Cause and Effect worksheets are designed to help students understand how actions lead to outcomes-one of the most fundamental relationships in both reading and writing. They take students through identifying causes, recognizing effects, and explaining links in logical, structured ways. The worksheets use varied formats-from matching and drawing to writing and analysis-to build both recognition and articulation skills.
This skill matters because it underpins clear thinking and writing. Understanding cause and effect helps students make sense of stories, arguments, scientific processes, and historical events. It supports comprehension and strengthens students' abilities to organize their writing in persuasive or explanatory essays across disciplines.

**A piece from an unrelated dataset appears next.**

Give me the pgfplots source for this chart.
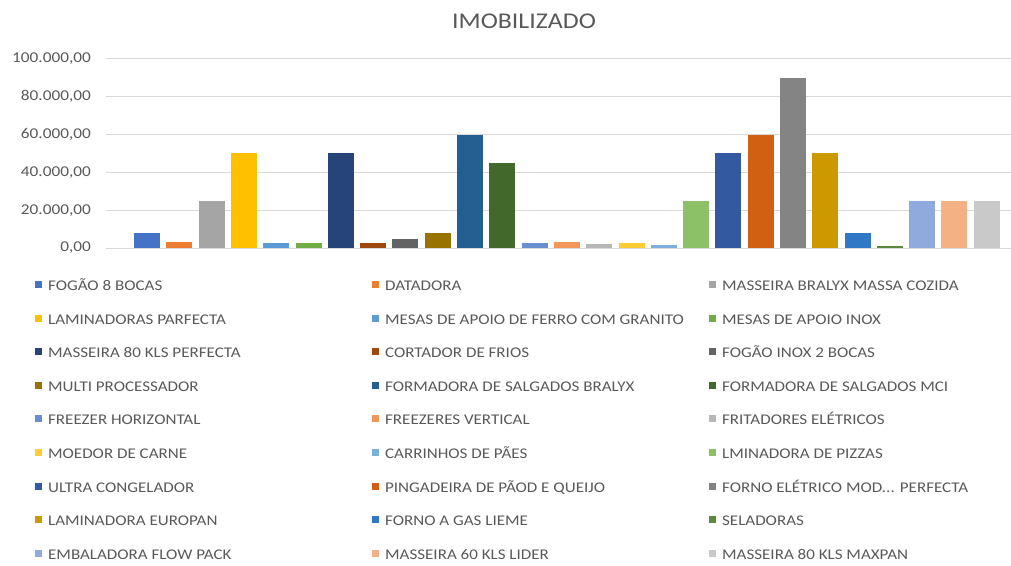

You'll recognize cause-and-effect worksheets by prompts that require connecting "why" to "what happened," matching events, or completing paired sentences. Worksheets often include signal words like because, so, as a result to guide connections. They train the mind to see patterns of logic and sequence-vital for reading fluency and strong writing.
A common challenge is oversimplifying or reversing the relationship-calling effects causes or treating unrelated events as linked. These issues can be addressed through worksheets that require both recognition and explanation (e.g., defining causes, writing sentences, analyzing stories). Encouraging "Because..." or "Therefore..." phrasing supports clarity and precision.
Mastering cause-and-effect reasoning lays a strong foundation for everything from essay writing to problem-solving. Students who can connect actions and outcomes clearly will write more coherently, analyze more deeply, and communicate more effectively-skills that serve them across school and life.
Example
Cause - The ground was dry and cracked after weeks without rain.
Effect - Therefore, small plants struggled to grow, and animals searched farther for water.
This connection shows how environmental conditions (cause) trigger a chain of visible effects-not just one outcome but multiple sequenced consequences.